#### [Objective]
Copy each line of the data below exactly, leaving out pictures.

-- BEGIN Supplied information --

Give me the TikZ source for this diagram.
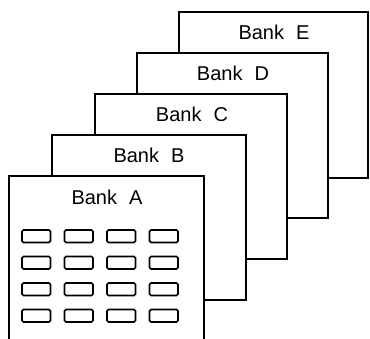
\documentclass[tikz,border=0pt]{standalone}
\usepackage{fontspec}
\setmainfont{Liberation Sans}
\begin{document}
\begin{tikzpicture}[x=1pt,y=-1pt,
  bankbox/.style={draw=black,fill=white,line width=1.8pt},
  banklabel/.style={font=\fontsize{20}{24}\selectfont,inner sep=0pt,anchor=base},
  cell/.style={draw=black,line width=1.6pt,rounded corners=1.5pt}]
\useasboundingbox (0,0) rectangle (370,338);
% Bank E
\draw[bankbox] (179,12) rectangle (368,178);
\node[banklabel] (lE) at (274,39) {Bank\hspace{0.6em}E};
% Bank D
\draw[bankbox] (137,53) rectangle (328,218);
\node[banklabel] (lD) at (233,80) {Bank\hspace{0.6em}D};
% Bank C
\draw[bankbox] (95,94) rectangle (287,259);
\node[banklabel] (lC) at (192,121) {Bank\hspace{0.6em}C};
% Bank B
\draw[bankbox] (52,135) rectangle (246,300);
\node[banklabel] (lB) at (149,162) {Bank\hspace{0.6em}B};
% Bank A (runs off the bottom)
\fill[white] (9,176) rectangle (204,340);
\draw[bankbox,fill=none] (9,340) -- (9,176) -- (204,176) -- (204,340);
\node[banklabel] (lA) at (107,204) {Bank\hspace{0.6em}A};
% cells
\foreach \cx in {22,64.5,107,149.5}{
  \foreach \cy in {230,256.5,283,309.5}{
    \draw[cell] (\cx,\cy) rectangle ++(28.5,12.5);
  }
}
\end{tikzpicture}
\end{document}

-- END Supplied information --

#### [Response to the exercise]
Give me the TikZ source for this diagram.
\documentclass[tikz,border=0pt]{standalone}
\usepackage{fontspec}
\setmainfont{Liberation Sans}
\begin{document}
\begin{tikzpicture}[x=1pt,y=-1pt,
  bankbox/.style={draw=black,fill=white,line width=1.8pt},
  banklabel/.style={font=\fontsize{20}{24}\selectfont,inner sep=0pt,anchor=base},
  cell/.style={draw=black,line width=1.6pt,rounded corners=1.5pt}]
\useasboundingbox (0,0) rectangle (370,338);
% Bank E
\draw[bankbox] (179,12) rectangle (368,178);
\node[banklabel] (lE) at (274,39) {Bank\hspace{0.6em}E};
% Bank D
\draw[bankbox] (137,53) rectangle (328,218);
\node[banklabel] (lD) at (233,80) {Bank\hspace{0.6em}D};
% Bank C
\draw[bankbox] (95,94) rectangle (287,259);
\node[banklabel] (lC) at (192,121) {Bank\hspace{0.6em}C};
% Bank B
\draw[bankbox] (52,135) rectangle (246,300);
\node[banklabel] (lB) at (149,162) {Bank\hspace{0.6em}B};
% Bank A (runs off the bottom)
\fill[white] (9,176) rectangle (204,340);
\draw[bankbox,fill=none] (9,340) -- (9,176) -- (204,176) -- (204,340);
\node[banklabel] (lA) at (107,204) {Bank\hspace{0.6em}A};
% cells
\foreach \cx in {22,64.5,107,149.5}{
  \foreach \cy in {230,256.5,283,309.5}{
    \draw[cell] (\cx,\cy) rectangle ++(28.5,12.5);
  }
}
\end{tikzpicture}
\end{document}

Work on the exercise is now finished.